If you want to stop procrastinating, your first step is to determine:
• What you absolutely have to do
• What others have told you that you have to do
• What you can get others to do for you – either volunteer or paid
When you’ve been totally truthful with yourself and worked out what really matters to you, you can focus on the tasks that you simply must get done.
Give Yourself A Treat
Ensure you give yourself a small reward whenever you achieve something. In other words, avoid doing a lot of tasks that you don’t enjoy without treating yourself.
It’s important that you reward yourself for doing things you don’t like doing. The reward should be simple and realistic, but also something that you can look forward to. A treat can be anything from a scoop of ice cream to your favorite movie to taking a walk under the stars – whatever brings you joy.
For example, you can tell yourself, “When I finish cleaning the kitchen, I’ll read another chapter in that book I enjoy.” You’ll be more likely to finish cleaning faster if you know you can do something fun afterward.
More Tips to Stop Procrastinating
Rewarding yourself is a great way to stop procrastinating and making unwanted tasks more enjoyable so that you’re more inclined to get them done also works.
Try these techniques to convince yourself to complete those tasks:
1. Get others involved. Need to paint your house? Get your family or friends involved and then enjoy some time together afterward. Order a pizza. Watch a movie. Play in the yard. Do something that makes you feel joyful and connected. This way, you can actually look forward to it!
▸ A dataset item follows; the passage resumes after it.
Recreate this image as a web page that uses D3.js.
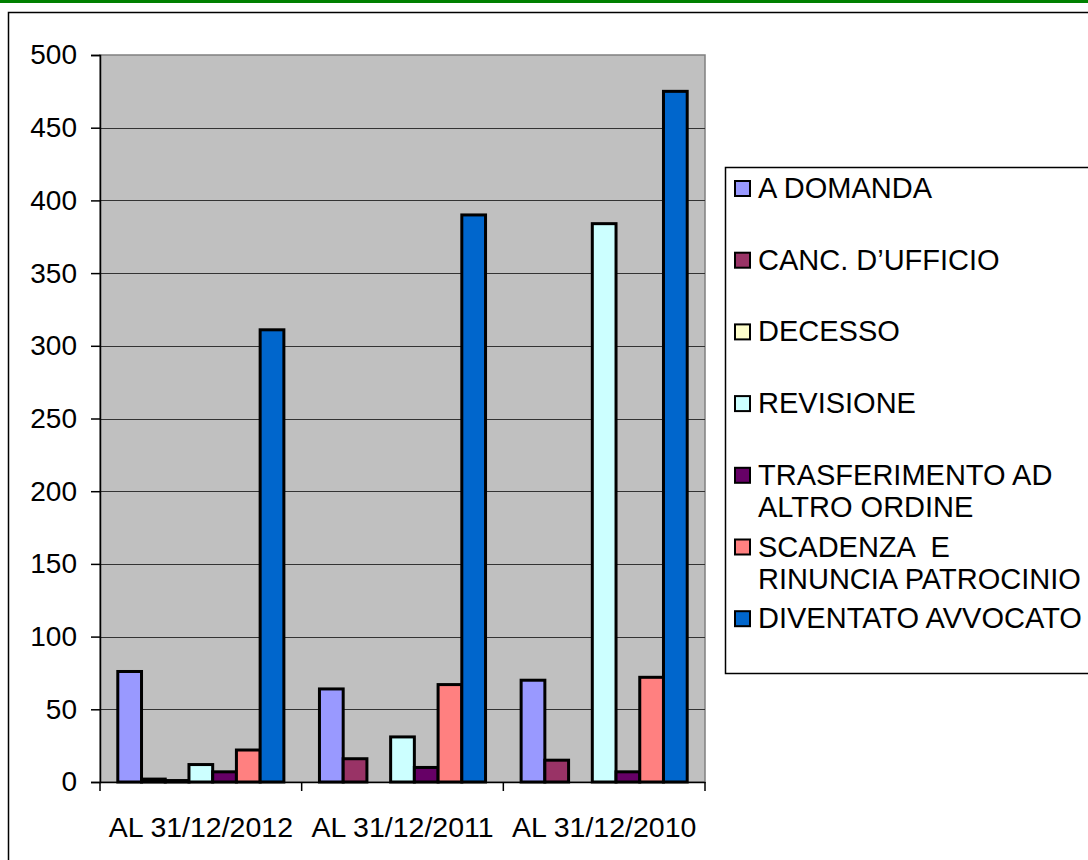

2. Do one thing each day. Divide the task up into more manageable bits. For example, rather than cleaning your entire house in one day, just clean one or two rooms each day, on a schedule of your choosing. When you do that, the smaller tasks seem much easier to handle and you won’t spend your entire weekend cleaning.
3. Set realistic deadlines and goals. If you set unrealistic goals, it’s easy to get discouraged. Avoid discouragement by setting goals and deadlines that are attainable. Your confidence and motivation soar when you know you can achieve what you set out to accomplish.
Overcoming procrastination takes work and some time, but it’s something that anyone can do. Start right now – make a commitment to yourself to stop procrastinating and start moving forward with your life.
You can take control, and you’ll be glad you did as you find yourself reaching your goals and enjoying more free time. You’ll also find that tasks you avoided become just routine and you don’t fret over them anymore.